Giving a few tips on how to be a successful entertainer in unfriendly terrain, Helen Paul admits that her staying power is God.
“The number one factor is God,” she emphasizes.

“Once you have His green light, then the next thing is originality, uniqueness –people should know you for what you stand for. Just be yourself and not try to be like someone else. Being natural and spontaneous helps a lot too. Never give up on your dreams. Try as much as possible to constantly be innovative. You must surround yourself with people who can cue into your dreams. I mean people who can motivate and encourage you to go all out and make that dream come true. I’m a very positive person, so I avoid people with negative vibes.

“Above all, it’s God that has the staying power, but you also need to work hard, making sure you’re doing the right things at the right time. Keep pushing because your breakthrough might just be a few steps away from you. Life is full of ups and downs. Sometimes you win. Sometimes you won’t be quite lucky. But come what may, resilience, hard work and a good heart will surely pave ways for you somehow, even in the face of heavy storm and adversity. Righteousness exalts a nation.”

Her love for the arts goes beyond standup comedy. She is an actress, presenter, academia, columnist and entrepreneur. Where does her passion lie in all of this?
“I put passion into everything that comes my way. It is difficult to say my passion lies with a particular one because doing all of them makes me happy. It gives me some sense of fulfilment.”

Having dined with low and mighty in the society, Helen Paul must be laughing all the way to the bank.
Amused, she said, “To the glory of God, I can afford a three square meal.
“To me, your account balance or the posh cars and mansions do not determine how rich you are. How many lives have you touched positively with the little God has given you? I’m not talking about the public giveaways now, but people you have secretly wiped their tears –that’s my definition of riches.”

There is something about Helen Paul: her husband and children have stayed out of the limelight. Is it deliberate? “Not at all,” she responds.
“Those who know my husband will tell you he doesn’t like being in public glare at all. He is more of the quiet and reserved type. For my kids, if any of them wish to follow mummy’s footsteps, so be it. I can’t dictate for them, but support with prayers.”

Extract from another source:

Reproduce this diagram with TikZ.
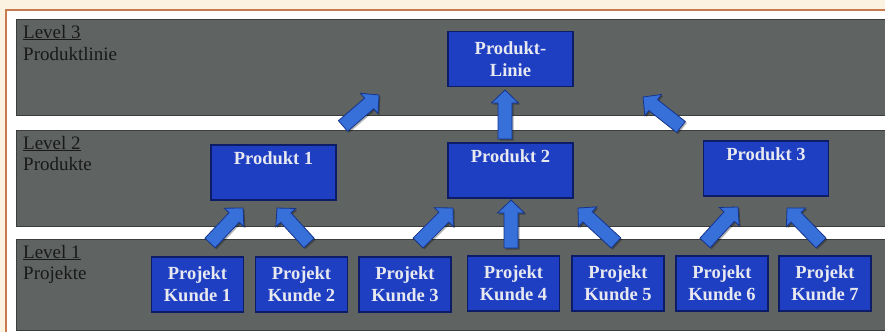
\documentclass[tikz,border=0pt]{standalone}
\usepackage{fontspec}
\setmainfont{Liberation Serif}
\usetikzlibrary{calc}

\definecolor{paper}{HTML}{FBF2E2}
\definecolor{framecol}{HTML}{C97A4E}
\definecolor{bandgray}{HTML}{5F6361}
\definecolor{bandedge}{HTML}{3A3D3C}
\definecolor{boxblue}{HTML}{1E3FC2}
\definecolor{boxedge}{HTML}{0C1C66}
\definecolor{arrowblue}{HTML}{3670D8}
\definecolor{arrowedge}{HTML}{17348C}
\definecolor{boxtext}{HTML}{E8E8F0}

% block arrow from #1 (tail centre) to #2 (tip)
\newcommand\arrShaft{7pt}
\newcommand\arrWing{13.5pt}
\newcommand\arrHead{13pt}
\newcommand\blockarrow[2]{%
  \path ($(#2)!\arrHead!(#1)$) coordinate (arrbase);
  \draw[arrowshape]
    ($(#1)!\arrShaft!90:(#2)$) -- ($(arrbase)!\arrShaft!90:(#2)$)
    -- ($(arrbase)!\arrWing!90:(#2)$) -- (#2)
    -- ($(arrbase)!\arrWing!-90:(#2)$) -- ($(arrbase)!\arrShaft!-90:(#2)$)
    -- ($(#1)!\arrShaft!-90:(#2)$) -- cycle;}

\tikzset{
  box/.style={draw=boxedge, line width=1.2pt, fill=boxblue, text=boxtext,
    font=\bfseries\fontsize{18.5}{22}\selectfont, align=center, inner sep=0pt},
  prodbox/.style={box, minimum width=125pt, minimum height=55pt},
  kundebox/.style={box, minimum width=92pt, minimum height=55pt},
  band/.style={fill=bandgray, draw=bandedge, line width=0.8pt},
  lvl/.style={anchor=base west, inner sep=0pt, text=black!90,
    font=\fontsize{19}{22}\selectfont},
  arrowshape/.style={fill=arrowblue, draw=arrowedge, line width=0.8pt,
    line join=miter,
    preaction={fill=black, opacity=0.3,
      transform canvas={shift={(1.5pt,-1.5pt)}}}}
}

\begin{document}
\begin{tikzpicture}[x=1pt, y=-1pt]
  \useasboundingbox (0,0) rectangle (885,332);

  % paper and frame
  \fill[paper] (0,0) rectangle (885,332);
  \fill[white] (6,10) rectangle (885,332);
  \draw[framecol, line width=1.5pt] (6,332) -- (6,10) -- (885,10);

  % level bands
  \draw[band] (16,19) rectangle (886,115);
  \draw[band] (16,130) rectangle (886,226);
  \draw[band] (16,239) rectangle (886,330);

  % band captions
  \node[lvl] (l3a) at (23,38) {\underline{Level 3}};
  \node[lvl] (l3b) at (23,60) {Produktlinie};
  \node[lvl] (l2a) at (23,149) {\underline{Level 2}};
  \node[lvl] (l2b) at (23,170) {Produkte};
  \node[lvl] (l1a) at (23,258) {\underline{Level 1}};
  \node[lvl] (l1b) at (23,279) {Projekte};

  % boxes
  \node[prodbox] (linie) at (510.5,59) {Produkt-\\Linie};
  \node[prodbox] (prod1) at (273.5,172.5) {Produkt 1\\\strut};
  \node[prodbox] (prod2) at (510.5,170.5) {Produkt 2\\\strut};
  \node[prodbox] (prod3) at (766,168.5) {Produkt 3\\\strut};

  \node[kundebox] (k1) at (197.5,284.5) {Projekt\\Kunde 1};
  \node[kundebox] (k2) at (301.5,284.5) {Projekt\\Kunde 2};
  \node[kundebox] (k3) at (405,284.5) {Projekt\\Kunde 3};
  \node[kundebox] (k4) at (513.5,283.5) {Projekt\\Kunde 4};
  \node[kundebox] (k5) at (618,283.5) {Projekt\\Kunde 5};
  \node[kundebox] (k6) at (722,283.5) {Projekt\\Kunde 6};
  \node[kundebox] (k7) at (825,283.5) {Projekt\\Kunde 7};

  % arrow ends
  \coordinate (a1s) at (343,126);  \coordinate (a1t) at (379,95);
  \coordinate (a2s) at (505,139);  \coordinate (a2t) at (505,90);
  \coordinate (a3s) at (681,127);  \coordinate (a3t) at (643,97);

  \coordinate (b1s) at (210,243);  \coordinate (b1t) at (243,208);
  \coordinate (b2s) at (309,243);  \coordinate (b2t) at (277,208);
  \coordinate (b3s) at (418,243);  \coordinate (b3t) at (453,208);
  \coordinate (b4s) at (511,248);  \coordinate (b4t) at (511,200);
  \coordinate (b5s) at (616,243);  \coordinate (b5t) at (578,208);
  \coordinate (b6s) at (705,243);  \coordinate (b6t) at (738,207);
  \coordinate (b7s) at (821,243);  \coordinate (b7t) at (787,208);

  % arrows
  \blockarrow{a1s}{a1t}
  \blockarrow{a2s}{a2t}
  \blockarrow{a3s}{a3t}
  \blockarrow{b1s}{b1t}
  \blockarrow{b2s}{b2t}
  \blockarrow{b3s}{b3t}
  \blockarrow{b4s}{b4t}
  \blockarrow{b5s}{b5t}
  \blockarrow{b6s}{b6t}
  \blockarrow{b7s}{b7t}
\end{tikzpicture}
\end{document}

She is the first comedian to have a PhD in theatre arts. How did the journey into being an academic begin and how did she cope with the rigour considering her busy schedule? She explained.

“It wasn’t on a bed of roses, but resilience really pays,” she admits. “If it wasn’t for resilience, I could have given up after the UNILORIN admission disappointment. It wasn’t easy to cope, but when God is involved in your matter, everything will fall into place. Then how did she feel the day she was announced as a doctor?

“It was a dream come true!”
Just as her academic attainment made the headline back in April, the comedian also came out with an appalling aspect of her private life that nearly truncated that joyous moment with “born out of rape” story while dedicating her degree to her mum. You may wonder what gave her the boldness to come out considering the sensitivity of that aspect of your life.

“Considering the sensitivity aspect of HER private life.
Helen Paul says with pride: “My Mum deserves it because she is really a strong woman. I had been waiting for the right time to talk about it publicly, and there can’t be a better time. Sometimes, the best revenge is success.”

So, what is the next move for her?
“I will unfold the plans as God directs. As for the plan to be a lecturer or visiting professor, I will say it is likely to happen. I love to impact knowledge on younger people, so it wouldn’t be a bad idea at all,” she simply says.